Veröffentlicht: 23.01.2025. Rubrik: Unsortiert
150 Jahre Winnetou
Am vergangenen Wochenende prangerte mich in der Werbezeitschrift DAWO die Schlagzeile: "Winntou wird 150 - Was das Karl-May-Museum plant" an.
Das weckte sofort meine Erinnerungen, wie ich an den begehrten Band "Winnetou I" gekommen war.
Es war Anfang der 80er Jahre, als in der ehemaligen DDR Weihnachten im Fernsehprogramm die drei Winnetou-Filme ausgestrahlt wurden.
Zeitgleich legte der Verlag "Neues Leben" die Winnetou-Bände l bis lll neu auf.
Schon damals war ich eine Leseratte durch und durch.
Ich hatte alles, was in irgendeiner Weise nach Abenteuerliteratur roch, innerhalb kürzester Zeit durchgeschmökert.
Darunter die fünf bekannten Lederstrumpf-Romane, über zwanzig Jules-Verne-Bücher, den Klassiker Robinson Crusoe und noch viele mehr.
Jetzt sollten noch die Karl-May-Romane hinzukommen.
Jeder Ex-DDR-Bürger weiß, dass diese Romane Bückware waren.
Das heißt, entweder man hatte Beziehung zu einer Buchhandlung oder man hatte Westgeld, dass man an die Bücherbestellung klammern konnte.
Leider hatten wir beides nicht.
Aber mein Vater arbeitete im KFZ-Ersatzteil-Vertrieb.
Damit hatte er indirekt Beziehungen in alle Ecken.
Also hielt ich irgendwann Winnetou Band II und III stolz in meinen Händen.
Nur mit dem ersten Band war das so eine Sache.
Der war offenbar, noch ehe er offiziell im Handel erschien, vergriffen.
Zwar druckte die Jugendzeitschrift "Trommel" Winnetou I als Comic ab, aber das war nur ein Tropfen auf den heißen Stein.
An das begehrte Buch war für mich kein herankommen.
Ein Schulfreund war im Besitz dieses, für mich scheinbar unerreichbaren Buches und sogar als westdeutsche Ausgabe.
Und er hatte nur diesen einen Band von Karl May.
Ich nervte ihn solange, bis er meinte, dass wenn ich ihm ein gleichwertiges Karl-May-Buch vorbeibrächte, er mir Winnetou l abtreten würde.
Ich frohlockte, denn mein Vater hatte so einen passenden Ersatz.
In seinem Bücherregal, in zweiter Reihe hinter den Abenteuerromanen war "Der Weg nach Waterloo" versteckt.
Diesen Roman wollte ich meinem Schulfreund anbieten.
Vor dem großen Tausch las ich dieses Buch schnell noch, um das Geschäft kurzerhand abzuschließen.
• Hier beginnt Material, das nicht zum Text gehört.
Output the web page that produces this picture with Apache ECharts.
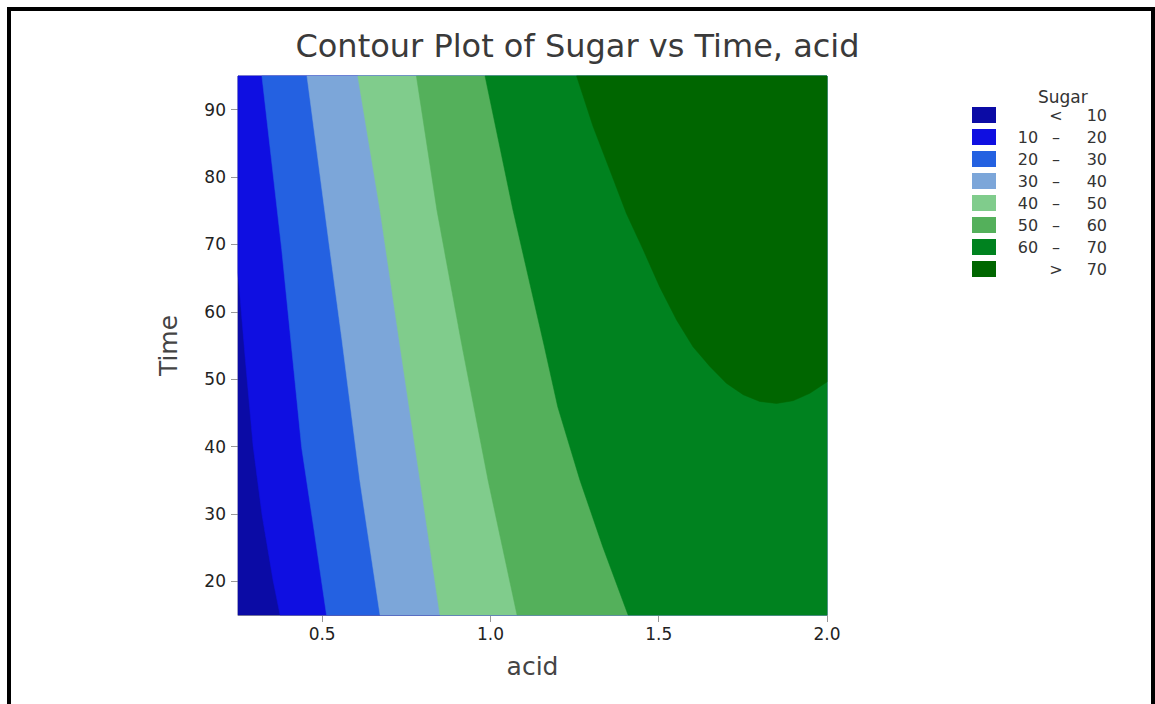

Lieber Leser, Du kannst Dir sicher vorstellen, dass mein Vater ganz und gar nicht amüsiert darüber war, als meine Kaubelei ans Tageslicht kam.
So sauer hatte ich meinen Vater noch nie erlebt.
Er wollte sein Buch unbedingt zurück haben, was aber nicht von Erfolg gekrönt war.
Letztendlich gab er sich damit zufrieden, was 100prozentig den Schlichtungsbemühungen meiner Mutter zu verdanken war, dass ich mit "Winnetou I" ein nahezu gleichwertiges Buch erhalten hatte.
Ich versprach meinem Vater, dass ich mich darum kümmern will, dass er seinen alten Karl-May-Band zurück bekommt.
In der Ex-DDR eigentlich ein Ding der Unmöglichkeit...
Und letztes Jahr löste ich tatsächlich mein altes Versprechen meinem Vater gegenüber ein und erstand in einem Antiquariat "sein" Buch.